12 March 2020
Budget 2020: the key issues for housing
Coronavirus – and measures to deal with it – took up much of the focus of the Budget. However, new Chancellor Rishi Sunak did find time to address housing, making additional funding available for the removal of unsafe cladding on buildings, new affordable homes and tackling homelessness.
There was also the announcement of a 2 per cent stamp duty surcharge on non-UK property buyers, although this will not be introduced until April next year. The money raised from this extra tax will go towards funding 6,000 new homes for the homeless. There was speculation as to why it was not introduced straight away as is often the case with such measures, with the uncertainty surrounding coronavirus possibly accounting for the delayed introduction of the surcharge. It may also account for the fact that the government settled on a 2 per cent surcharge, not the 3 per cent that had been trailed in the Conservative party manifesto. While critics are concerned it could adversely affect the prime London market, it brings the capital into line with many cities with global property markets who already have similar levies.

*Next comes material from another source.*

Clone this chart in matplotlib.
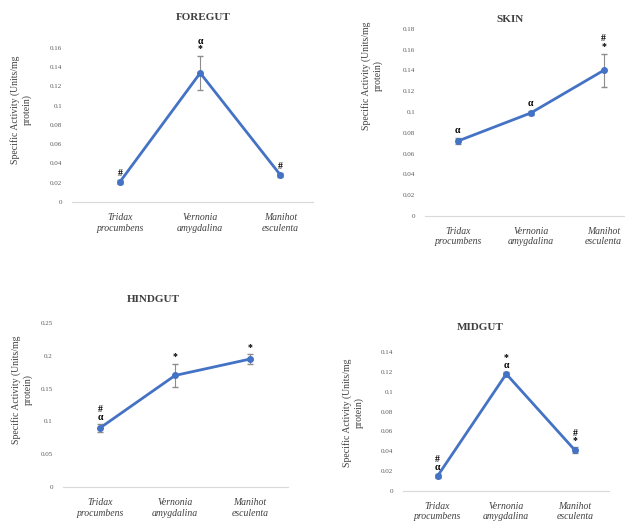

Thankfully, a mansion tax on the country’s most expensive homes, was not mentioned. There was no further attack on landlords either; just as well, as they are already trying to come to terms with the reduction in mortgage interest tax relief, a stamp duty surcharge of their own and other regulatory changes.
While there were no measures aimed specifically at first-time buyers, the Bank of England’s announcement earlier in the day to cut interest rates from 0.75 to 0.25 per cent, will be welcomed by borrowers. Although mortgages are already very cheap, there will be pressure on lenders to reduce them further, even though margins are already slender.